Half-width Katakana should be representable in ISO-2022-JP

Question

Half-width Katakana should be representable in ISO-2022-JP

hsivonen opened this issue 7 years ago · comments

A query string-based (and, therefore, IE/Edge-incompatible) test shows that Gecko, WebKit, Blink and Presto can encode half-width Katakana as ISO-2022-JP without NCRs.

The spec should be amended to match (both encoder and decoder side).

Anne van Kesteren · Answer 1 · Fri May 05 2017 18:07:16 GMT+0800 (China Standard Time)

It seems this is a special feature of the encoder only: "ﾐミ" both encode to 0x25 0x5F. I wonder if all Japanese encoders first convert halfwidth to fullwidth now.

vyv03354 · Answer 2 · Fri May 05 2017 18:11:35 GMT+0800 (China Standard Time)

I wonder if all Japanese encoders first convert halfwidth to fullwidth now.

No, ISO-2022-JP only.

Anne van Kesteren · Answer 3 · Fri May 05 2017 18:29:58 GMT+0800 (China Standard Time)

You'd think someone would have already written and published an algorithm for this conversion. I guess I'll just find the mapping for each code point myself.

Anne van Kesteren · Answer 4 · Fri May 05 2017 18:42:43 GMT+0800 (China Standard Time)

Okay, so I guess what we want to do is to apply Unicode Normalization Form KC on any code point in the range U+FF65 to U+FF9F, inclusive.

Anne van Kesteren · Answer 5 · Fri May 05 2017 18:52:56 GMT+0800 (China Standard Time)

const start = 0xFF61,
      end = 0xFF9F + 1;
for(let i = start; i < end; i++) {
  const cp = String.fromCodePoint(i),
        fullwidthCP = cp.normalize("NFKC");
  // ...
}

If I write those out and use @hsivonen's demo I get the results I was expecting per the above analysis.

Addison Phillips · Answer 6 · Sat May 06 2017 00:45:15 GMT+0800 (China Standard Time)

Correct me if I'm wrong, but wouldn't halfwidth katakana involve a switch to JIS X 0201 (Roman) mode? There's no need to destroy the round-trip by normalizing to fullwidth.

Anne van Kesteren · Answer 7 · Sat May 06 2017 00:55:59 GMT+0800 (China Standard Time)

@aphillips that is not what implementations do.

Addison Phillips · Answer 8 · Sat May 06 2017 01:28:47 GMT+0800 (China Standard Time)

@annevk Yes, although that seems like a bug in the coders.
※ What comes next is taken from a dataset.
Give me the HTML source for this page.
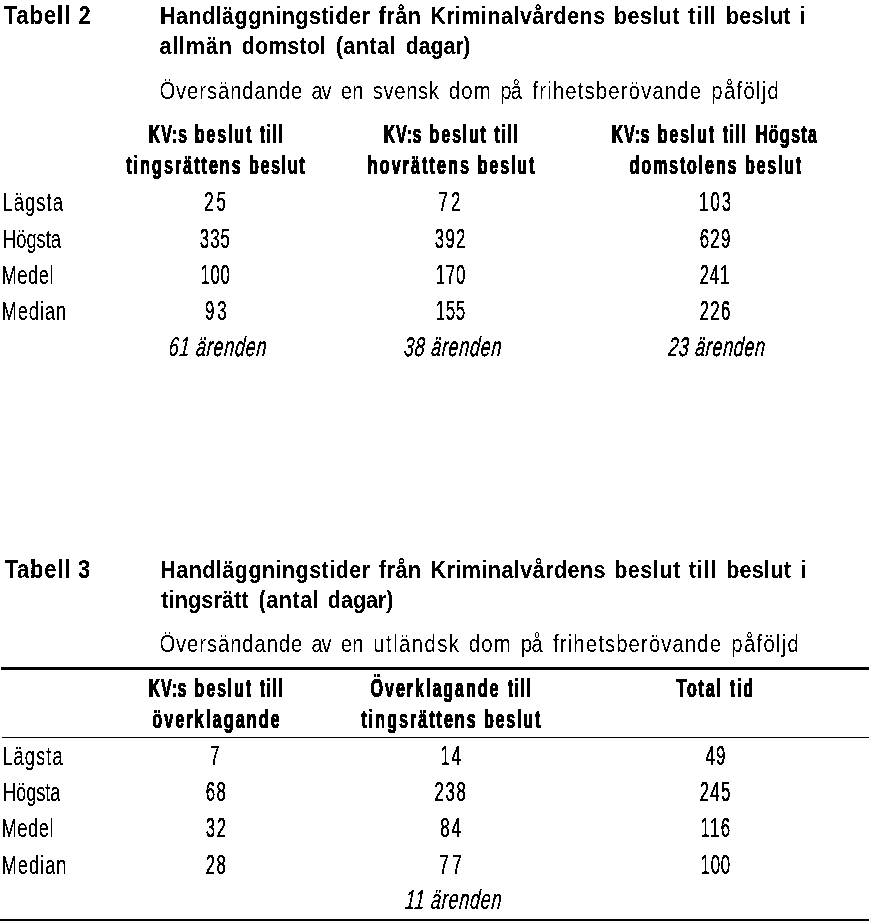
<!DOCTYPE html>
<html lang="sv"><head><meta charset="utf-8"><title>Tabell 2 och Tabell 3</title>
<style>
html,body{margin:0;padding:0;background:#fff;}
body{width:869px;height:921px;overflow:hidden;position:relative;}
svg{position:absolute;left:0;top:0;display:block;}
text{font-family:'Liberation Sans', Arial, sans-serif;fill:#000;}
</style></head><body>
<svg width="869" height="921" viewBox="0 0 869 921">
<rect x="1" y="667" width="868" height="3" fill="#000"/>
<rect x="2" y="737" width="867" height="1" fill="#000"/>
<rect x="0" y="919" width="869" height="2" fill="#000"/>
<defs><filter id="bin" x="0" y="0" width="869" height="921" filterUnits="userSpaceOnUse" color-interpolation-filters="sRGB"><feComponentTransfer><feFuncA type="discrete" tableValues="0 1"/></feComponentTransfer></filter></defs>
<g filter="url(#bin)">
<text transform="translate(3.52 24) scale(0.87 1)" font-size="25.2" font-weight="bold" stroke="#000" stroke-width="0.1" letter-spacing="1.164">Tabell 2</text>
<text transform="translate(0 24) scale(0.87 1)" font-size="24.7" font-weight="bold" stroke="#000" stroke-width="0.1"><tspan x="183.99" letter-spacing="0.547">Handläggningstider</tspan> <tspan x="435.02" letter-spacing="0.667">från</tspan> <tspan x="494.56" letter-spacing="0.536">Kriminalvårdens</tspan> <tspan x="705.68" letter-spacing="0.552">beslut</tspan> <tspan x="790.95" letter-spacing="1.087">till</tspan> <tspan x="834.41" letter-spacing="0.291">beslut</tspan> <tspan x="919.68" letter-spacing="0.000">i</tspan></text>
<text transform="translate(0 54) scale(0.87 1)" font-size="24.7" font-weight="bold" stroke="#000" stroke-width="0.1"><tspan x="183.24" letter-spacing="1.020">allmän</tspan> <tspan x="277.77" letter-spacing="0.143">domstol</tspan> <tspan x="385.81" letter-spacing="0.629">(antal</tspan> <tspan x="466.43" letter-spacing="-0.208">dagar)</tspan></text>
<text transform="translate(0 99) scale(0.87 1)" font-size="23.3" font-weight="normal"><tspan x="183.24" letter-spacing="1.042">Översändande</tspan> <tspan x="357.92" letter-spacing="-1.346">av</tspan> <tspan x="391.54" letter-spacing="0.339">en</tspan> <tspan x="428.59" letter-spacing="0.675">svensk</tspan> <tspan x="515.68" letter-spacing="1.479">dom</tspan> <tspan x="575.10" letter-spacing="-1.126">på</tspan> <tspan x="612.08" letter-spacing="1.349">frihetsberövande</tspan> <tspan x="817.63" letter-spacing="1.490">påföljd</tspan></text>
<text transform="translate(0 143) scale(0.62 1)" font-size="26.0" font-weight="bold" stroke="#000" stroke-width="1.0"><tspan x="239.97" letter-spacing="1.213">KV:s</tspan> <tspan x="314.00" letter-spacing="2.945">beslut</tspan> <tspan x="418.97" letter-spacing="2.478">till</tspan></text>
<text transform="translate(0 143) scale(0.62 1)" font-size="26.0" font-weight="bold" stroke="#000" stroke-width="1.0"><tspan x="618.85" letter-spacing="1.114">KV:s</tspan> <tspan x="692.91" letter-spacing="2.839">beslut</tspan> <tspan x="797.53" letter-spacing="2.520">till</tspan></text>
<text transform="translate(0 143) scale(0.62 1)" font-size="26.0" font-weight="bold" stroke="#000" stroke-width="1.0"><tspan x="986.74" letter-spacing="1.065">KV:s</tspan> <tspan x="1060.78" letter-spacing="2.870">beslut</tspan> <tspan x="1165.55" letter-spacing="2.523">till</tspan> <tspan x="1218.89" letter-spacing="2.127">Högsta</tspan></text>
<text transform="translate(0 174) scale(0.62 1)" font-size="26.0" font-weight="bold" stroke="#000" stroke-width="1.0"><tspan x="203.87" letter-spacing="3.232">tingsrättens</tspan> <tspan x="401.57" letter-spacing="2.619">beslut</tspan></text>
<text transform="translate(0 174) scale(0.62 1)" font-size="26.0" font-weight="bold" stroke="#000" stroke-width="1.0"><tspan x="593.16" letter-spacing="3.372">hovrättens</tspan> <tspan x="770.45" letter-spacing="2.945">beslut</tspan></text>
<text transform="translate(0 174) scale(0.62 1)" font-size="26.0" font-weight="bold" stroke="#000" stroke-width="1.0"><tspan x="1015.41" letter-spacing="2.966">domstolens</tspan> <tspan x="1201.57" letter-spacing="2.796">beslut</tspan></text>
<text transform="translate(2.45 211) scale(0.72 1)" font-size="25.4" font-weight="normal" stroke="#000" stroke-width="0.15" letter-spacing="1.569">Lägsta</text>
<text transform="translate(3.12 248) scale(0.72 1)" font-size="25.4" font-weight="normal" stroke="#000" stroke-width="0.15" letter-spacing="-0.033">Högsta</text>
<text transform="translate(1.49 284) scale(0.72 1)" font-size="25.4" font-weight="normal" stroke="#000" stroke-width="0.15" letter-spacing="0.768">Medel</text>
<text transform="translate(1.49 320) scale(0.72 1)" font-size="25.4" font-weight="normal" stroke="#000" stroke-width="0.15" letter-spacing="1.330">Median</text>
<text transform="translate(168.16 356) skewX(-5) scale(0.66 1)" font-size="27.0" font-weight="normal" font-style="italic" stroke="#000" stroke-width="0.35" letter-spacing="1.276">61 ärenden</text>
<text transform="translate(403.52 356) skewX(-5) scale(0.66 1)" font-size="27.0" font-weight="normal" font-style="italic" stroke="#000" stroke-width="0.35" letter-spacing="1.216">38 ärenden</text>
<text transform="translate(667.66 356) skewX(-5) scale(0.66 1)" font-size="27.0" font-weight="normal" font-style="italic" stroke="#000" stroke-width="0.35" letter-spacing="1.130">23 ärenden</text>
<text transform="translate(4.42 578) scale(0.87 1)" font-size="25.2" font-weight="bold" stroke="#000" stroke-width="0.1" letter-spacing="0.962">Tabell 3</text>
<text transform="translate(0 578) scale(0.87 1)" font-size="24.7" font-weight="bold" stroke="#000" stroke-width="0.1"><tspan x="184.31" letter-spacing="0.544">Handläggningstider</tspan> <tspan x="435.49" letter-spacing="0.606">från</tspan> <tspan x="494.89" letter-spacing="0.547">Kriminalvårdens</tspan> <tspan x="705.99" letter-spacing="0.603">beslut</tspan> <tspan x="791.59" letter-spacing="1.115">till</tspan> <tspan x="834.72" letter-spacing="0.318">beslut</tspan> <tspan x="920.06" letter-spacing="0.000">i</tspan></text>
<text transform="translate(0 608) scale(0.87 1)" font-size="24.7" font-weight="bold" stroke="#000" stroke-width="0.1"><tspan x="185.28" letter-spacing="0.212">tingsrätt</tspan> <tspan x="297.16" letter-spacing="0.692">(antal</tspan> <tspan x="376.83" letter-spacing="0.010">dagar)</tspan></text>
<text transform="translate(0 652) scale(0.87 1)" font-size="23.3" font-weight="normal"><tspan x="183.24" letter-spacing="1.042">Översändande</tspan> <tspan x="357.92" letter-spacing="-1.346">av</tspan> <tspan x="391.54" letter-spacing="0.516">en</tspan> <tspan x="429.15" letter-spacing="1.657">utländsk</tspan> <tspan x="538.67" letter-spacing="1.441">dom</tspan> <tspan x="598.78" letter-spacing="-0.868">på</tspan> <tspan x="635.74" letter-spacing="1.304">frihetsberövande</tspan> <tspan x="840.62" letter-spacing="1.490">påföljd</tspan></text>
<text transform="translate(0 697) scale(0.62 1)" font-size="26.0" font-weight="bold" stroke="#000" stroke-width="1.0"><tspan x="239.86" letter-spacing="1.063">KV:s</tspan> <tspan x="313.91" letter-spacing="2.907">beslut</tspan> <tspan x="418.91" letter-spacing="2.365">till</tspan></text>
<text transform="translate(0 697) scale(0.62 1)" font-size="26.0" font-weight="bold" stroke="#000" stroke-width="1.0"><tspan x="597.66" letter-spacing="3.140">Överklagande</tspan> <tspan x="818.78" letter-spacing="2.120">till</tspan></text>
<text transform="translate(0 697) scale(0.62 1)" font-size="26.0" font-weight="bold" stroke="#000" stroke-width="1.0"><tspan x="1091.18" letter-spacing="2.859">Total</tspan> <tspan x="1176.97" letter-spacing="2.950">tid</tspan></text>
<text transform="translate(152.18 728) scale(0.62 1)" font-size="26.0" font-weight="bold" stroke="#000" stroke-width="1.0" letter-spacing="3.481">överklagande</text>
<text transform="translate(0 728) scale(0.62 1)" font-size="26.0" font-weight="bold" stroke="#000" stroke-width="1.0"><tspan x="583.02" letter-spacing="3.221">tingsrättens</tspan> <tspan x="780.60" letter-spacing="2.851">beslut</tspan></text>
<text transform="translate(2.13 765) scale(0.72 1)" font-size="25.4" font-weight="normal" stroke="#000" stroke-width="0.15" letter-spacing="1.590">Lägsta</text>
<text transform="translate(2.98 801) scale(0.72 1)" font-size="25.4" font-weight="normal" stroke="#000" stroke-width="0.15" letter-spacing="-0.114">Högsta</text>
<text transform="translate(1.49 837) scale(0.72 1)" font-size="25.4" font-weight="normal" stroke="#000" stroke-width="0.15" letter-spacing="0.768">Medel</text>
<text transform="translate(1.49 874) scale(0.72 1)" font-size="25.4" font-weight="normal" stroke="#000" stroke-width="0.15" letter-spacing="1.413">Median</text>
<text transform="translate(404.66 909) skewX(-5) scale(0.66 1)" font-size="27.0" font-weight="normal" font-style="italic" stroke="#000" stroke-width="0.35" letter-spacing="1.246">11 ärenden</text>
<text transform="translate(204.26 211) scale(0.62 1)" font-size="27.2" stroke="#000" stroke-width="0.4" letter-spacing="4.778">25</text>
<text transform="translate(438.47 211) scale(0.62 1)" font-size="27.2" stroke="#000" stroke-width="0.4" letter-spacing="5.172">72</text>
<text transform="translate(699.05 211) scale(0.62 1)" font-size="27.2" stroke="#000" stroke-width="0.4" letter-spacing="3.150">103</text>
<text transform="translate(199.81 248) scale(0.62 1)" font-size="27.2" stroke="#000" stroke-width="0.4" letter-spacing="1.624">335</text>
<text transform="translate(434.74 248) scale(0.62 1)" font-size="27.2" stroke="#000" stroke-width="0.4" letter-spacing="2.031">392</text>
<text transform="translate(699.65 248) scale(0.62 1)" font-size="27.2" stroke="#000" stroke-width="0.4" letter-spacing="2.068">629</text>
<text transform="translate(200.45 284) scale(0.62 1)" font-size="27.2" stroke="#000" stroke-width="0.4" letter-spacing="1.028">100</text>
<text transform="translate(435.69 284) scale(0.62 1)" font-size="27.2" stroke="#000" stroke-width="0.4" letter-spacing="1.186">170</text>
<text transform="translate(699.65 284) scale(0.62 1)" font-size="27.2" stroke="#000" stroke-width="0.4" letter-spacing="1.366">241</text>
<text transform="translate(205.09 320) scale(0.62 1)" font-size="27.2" stroke="#000" stroke-width="0.4" letter-spacing="4.613">93</text>
<text transform="translate(435.69 320) scale(0.62 1)" font-size="27.2" stroke="#000" stroke-width="0.4" letter-spacing="1.119">155</text>
<text transform="translate(699.65 320) scale(0.62 1)" font-size="27.2" stroke="#000" stroke-width="0.4" letter-spacing="2.009">226</text>
<text transform="translate(210.08 765) scale(0.62 1)" font-size="27.2" stroke="#000" stroke-width="0.4" letter-spacing="0.000">7</text>
<text transform="translate(440.44 765) scale(0.62 1)" font-size="27.2" stroke="#000" stroke-width="0.4" letter-spacing="2.813">14</text>
<text transform="translate(705.39 765) scale(0.62 1)" font-size="27.2" stroke="#000" stroke-width="0.4" letter-spacing="1.922">49</text>
<text transform="translate(205.68 801) scale(0.62 1)" font-size="27.2" stroke="#000" stroke-width="0.4" letter-spacing="2.287">68</text>
<text transform="translate(434.47 801) scale(0.62 1)" font-size="27.2" stroke="#000" stroke-width="0.4" letter-spacing="2.708">238</text>
<text transform="translate(699.65 801) scale(0.62 1)" font-size="27.2" stroke="#000" stroke-width="0.4" letter-spacing="2.025">245</text>
<text transform="translate(205.81 837) scale(0.62 1)" font-size="27.2" stroke="#000" stroke-width="0.4" letter-spacing="2.390">32</text>
<text transform="translate(440.37 837) scale(0.62 1)" font-size="27.2" stroke="#000" stroke-width="0.4" letter-spacing="2.915">84</text>
<text transform="translate(700.61 837) scale(0.62 1)" font-size="27.2" stroke="#000" stroke-width="0.4" letter-spacing="2.157">116</text>
<text transform="translate(205.80 874) scale(0.62 1)" font-size="27.2" stroke="#000" stroke-width="0.4" letter-spacing="2.087">28</text>
<text transform="translate(439.14 874) scale(0.62 1)" font-size="27.2" stroke="#000" stroke-width="0.4" letter-spacing="5.879">77</text>
<text transform="translate(700.61 874) scale(0.62 1)" font-size="27.2" stroke="#000" stroke-width="0.4" letter-spacing="1.191">100</text>
</g>
</svg>
</body></html>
I saw this thread this morning and was surprised, since I recall having to implement this when I was writing an ISO-2022 coder about 15 years ago. I can't imagine that the encoding's formal definition has changed, so I'm surprised to see implementations doing this.

Anne van Kesteren · Answer 9 · Sat May 06 2017 01:53:54 GMT+0800 (China Standard Time)

Sure, but after such a long time bugs become features.

Jungshik Shin · Answer 10 · Sun May 07 2017 06:10:25 GMT+0800 (China Standard Time)

@aphillips @annevk
I wouldn't call it a bug.

On the Internet/Web, only the original ISO-2022-JP defined in RFC 1468 was "widely" (relative to subsequent versions) used, but subsequent versions of ISO-2022-JP, ISO-2022-JP-[123] never got much traction. Why would anybody use ISO-2022-JP-* to encode Chinese, Korean, Latin beyond ASCII, and Greek? And, JIS X 0212 (supported in ISO-2022-JP-1 or later) is not critical enough to Japanese users (Shift_JIS does not support it, either).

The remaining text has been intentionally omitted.